When Nobody Decides It's Fine

Last month, an operator on my team installed the wrong TLS certificate onto a production resource. A single customer lost access for several hours. The operator made no mistake -- they followed the standard operating procedure exactly as written, ran the command it specified, and the system accepted the input without complaint. The SOP was stale. The underlying code had changed months earlier, but the procedure still called for manually specified parameters that no longer matched. The system was designed to accept arbitrary input, so it did exactly what it was told, even when what it was told was wrong.

I extended the system a year ago to support additional functionality. I didn't know the SOP existed -- it was on a hidden subpage, not linked from where all other procedures live. From my perspective, the system was only ever invoked through automation, which I had updated correctly. A legacy manual path predating my time on the team also called the same system with hand-typed parameters. When I changed the code, the SOP became stale, and no mechanism existed to surface that coupling.

Vaughan (1996) calls this structural secrecy: information exists in the system but is architecturally hidden from those who need it.

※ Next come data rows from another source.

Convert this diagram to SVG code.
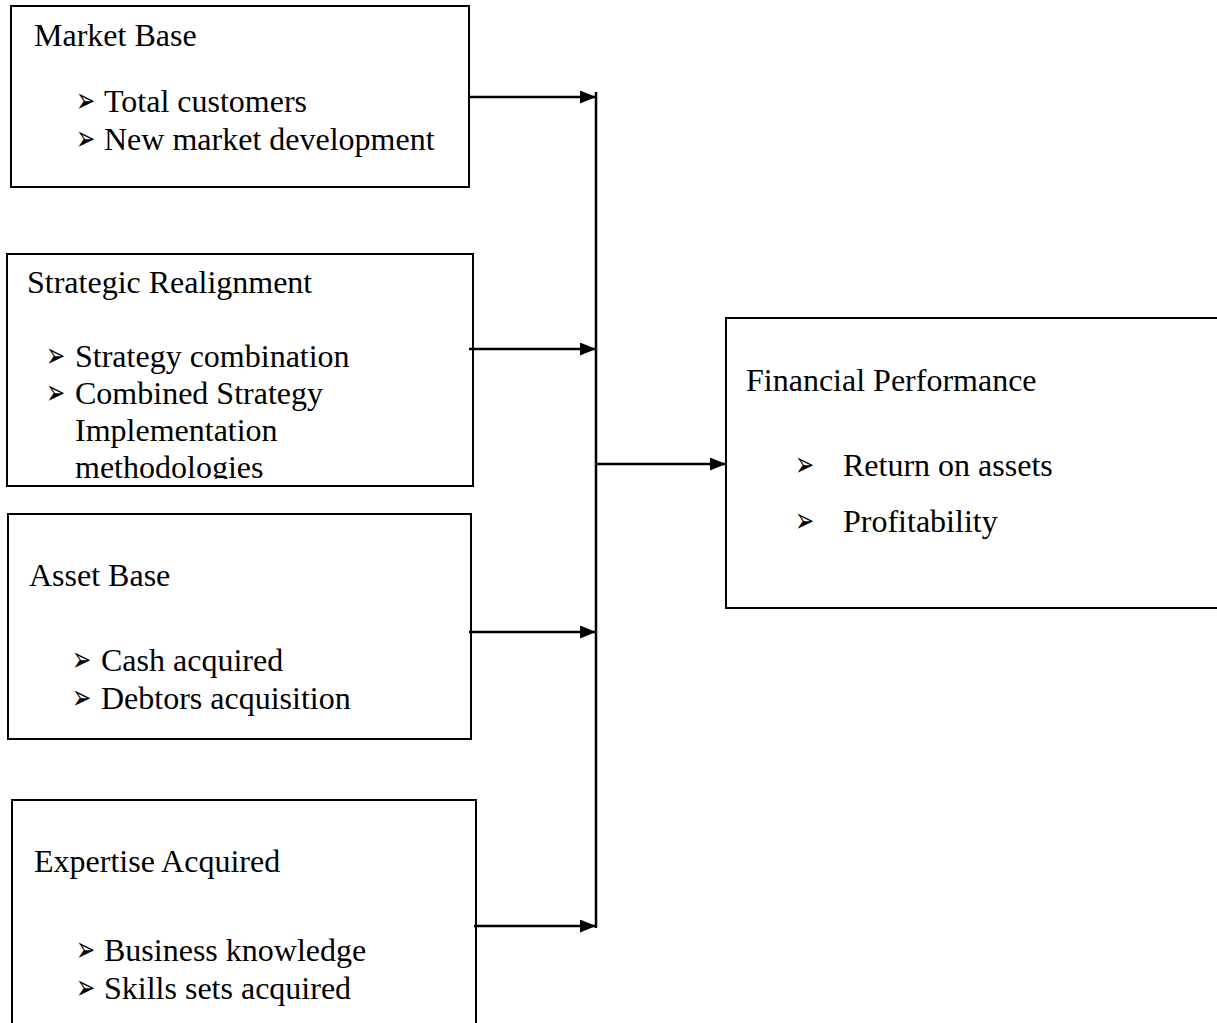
<svg xmlns="http://www.w3.org/2000/svg" width="1217" height="1023" viewBox="0 0 1217 1023">
<style>
  .box { fill: #fff; stroke: #000; stroke-width: 2; }
  .t { font-family: "Liberation Serif", "Times New Roman", serif; font-size: 32px; fill: #000; }
  .b { font-family: "DejaVu Sans", sans-serif; font-size: 23px; fill: #000; }
  .ln { stroke: #000; stroke-width: 2.5; fill: none; }
</style>
<defs>
  <marker id="ah" viewBox="0 0 16 13" refX="16" refY="6.5" markerWidth="16" markerHeight="13" markerUnits="userSpaceOnUse" orient="auto">
    <path d="M0,0 L16,6.5 L0,13 Z" fill="#000"/>
  </marker>
  <clipPath id="c2"><rect x="7" y="254" width="466" height="225"/></clipPath>
</defs>
<rect width="1217" height="1023" fill="#fff"/>

<g id="market-base">
  <rect class="box" x="11" y="6" width="458" height="181"/>
  <text class="t" x="34" y="46">Market Base</text>
  <text class="b" transform="translate(76,112) scale(1,1.5)">➢</text>
  <text class="t" x="104" y="112">Total customers</text>
  <text class="b" transform="translate(76,150) scale(1,1.5)">➢</text>
  <text class="t" x="104" y="150">New market development</text>
</g>

<g id="strategic-realignment">
  <rect class="box" x="7" y="254" width="466" height="232"/>
  <g clip-path="url(#c2)">
    <text class="t" x="27" y="293">Strategic Realignment</text>
    <text class="b" transform="translate(46,367) scale(1,1.5)">➢</text>
    <text class="t" x="75" y="367">Strategy combination</text>
    <text class="b" transform="translate(46,404) scale(1,1.5)">➢</text>
    <text class="t" x="75" y="404">Combined Strategy</text>
    <text class="t" x="75" y="441">Implementation</text>
    <text class="t" x="75" y="478">methodologies</text>
  </g>
</g>

<g id="asset-base">
  <rect class="box" x="8" y="514" width="463" height="225"/>
  <text class="t" x="29" y="586">Asset Base</text>
  <text class="b" transform="translate(72,671) scale(1,1.5)">➢</text>
  <text class="t" x="101" y="671">Cash acquired</text>
  <text class="b" transform="translate(72,709) scale(1,1.5)">➢</text>
  <text class="t" x="101" y="709">Debtors acquisition</text>
</g>

<g id="expertise-acquired">
  <rect class="box" x="12" y="800" width="464" height="260"/>
  <text class="t" x="34" y="872">Expertise Acquired</text>
  <text class="b" transform="translate(76,961) scale(1,1.5)">➢</text>
  <text class="t" x="104" y="961">Business knowledge</text>
  <text class="b" transform="translate(76,999) scale(1,1.5)">➢</text>
  <text class="t" x="104" y="999">Skills sets acquired</text>
</g>

<g id="financial-performance">
  <rect class="box" x="726" y="318" width="560" height="290"/>
  <text class="t" x="746" y="391">Financial Performance</text>
  <text class="b" transform="translate(795,476) scale(1,1.5)">➢</text>
  <text class="t" x="843" y="476">Return on assets</text>
  <text class="b" transform="translate(795,532) scale(1,1.5)">➢</text>
  <text class="t" x="843" y="532">Profitability</text>
</g>

<g id="connectors">
  <line class="ln" x1="596" y1="92" x2="596" y2="928"/>
  <line class="ln" x1="469" y1="97" x2="596" y2="97" marker-end="url(#ah)"/>
  <line class="ln" x1="469" y1="349" x2="596" y2="349" marker-end="url(#ah)"/>
  <line class="ln" x1="469" y1="632" x2="596" y2="632" marker-end="url(#ah)"/>
  <line class="ln" x1="474" y1="926" x2="596" y2="926" marker-end="url(#ah)"/>
  <line class="ln" x1="596" y1="464" x2="726" y2="464" marker-end="url(#ah)"/>
</g>
</svg>
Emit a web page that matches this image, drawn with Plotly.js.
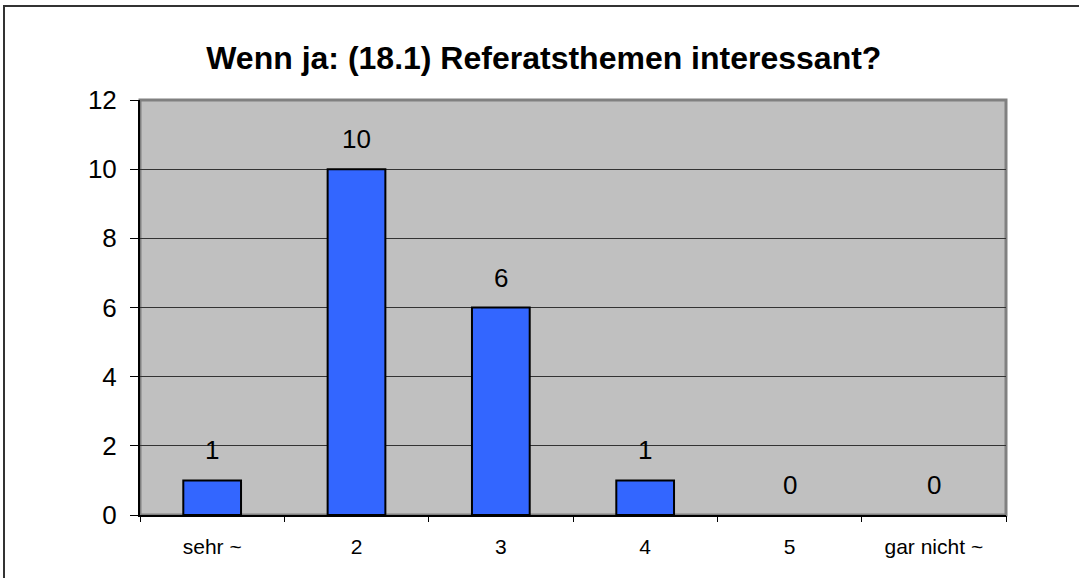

The stale SOP, the silent default for the missing input, the absent tooling, the original design shortcut -- these are latent failures (Reason, 1990), present in the system but dormant until the right combination of conditions surfaces them.

The Fix Was Fast. The Problem Was Slow.

When the incident happened, I was paged that night as backup. Because I knew the system inside out, I traced the issue within minutes, determined the mitigation, and handed it to the primary operator to execute while I worked on the permanent fixes. Within two hours, I had updated the SOP, changed the system to read directly from the authoritative database instead of accepting arbitrary input, built a tool that performs the operation automatically, and updated the SOP again to reference the tool. Each step removed more human involvement from the error-prone part of the process. The final state: even if someone runs the raw command, the system itself no longer accepts arbitrary input. The failure mode is designed out, not trained out.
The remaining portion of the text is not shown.